Is time to first patch really a bad thing? It really means that vulnabilities were found, and that they were fixed quickly. As opposed to vulnerabilities found and not fixed quickly. I suppose it's worse than "no vulnerabilities found" but even if none are found, it doesn't mean they don't exist. Fixing things quickly is about the best thing you can do. It also goes on to say in the report

Both IE exploits released in 2014 (CVE -2014-1776, CVE-2014-0322) used Flash to build the ROP chain and launch shellcode

Which really leads me to believe that the numbers really did go from 1 to 2, and that the exploits were more due to flash than they were to specific functionality in IE. MS was able to work around the bug by stopping it at the first step, but looks like the exploit isn't possible without Flash.

Comment Re:IANAPP (I am not a particle physicist (Score 1) 219

One pathway for electron/positron collision can produce a neutral Z and a Higgs. In fact, they already tried that at the Large Electron Positron collider, the predecessor to the LHC. It came very close, at 115 GeV. There were hints of the Higgs, and so it came as no real surprise to find it just 10% higher.

This is actually a more efficient way of producing Higgs particles, at lower energies. The LHC produces the Higgs with two quarks, but there are six quarks involved in the proton/proton collision, so a lot of the energy you put in doesn't produce Higgs bosons. (In very rare instances you'll get two Higgs bosons, but most of the time the other quarks just produce other stuff.)

Comment It's engineering (Score 1) 219

Engineering is the application of science to the real world.
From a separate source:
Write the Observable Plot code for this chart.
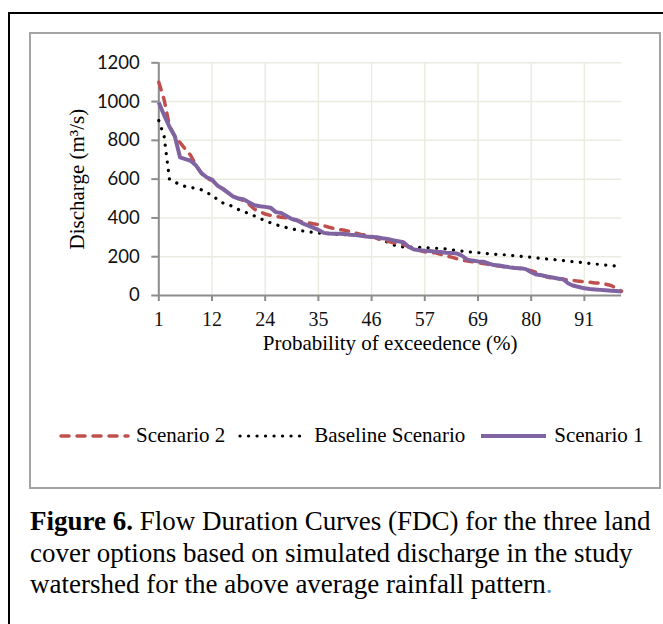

Colliders had already been built before, so it was not a scientific task to build/research a new one. There were undoubtedly a few problems to be overcome, but they were not really scientific ones.

Of course once it had been built, it was science to find the Higgs and other particles by firing it up and seeing what happened.

Similarly, the Manhatten Project was again largely engineering; they largely knew an atomic bomb was theoretically possible. The main problem was to work out how to build a bomb such that a reasonable bang would occur with a robustly engineered device. i.e. that the energy budget would not be lost in the tolerances that they were capable of at the time.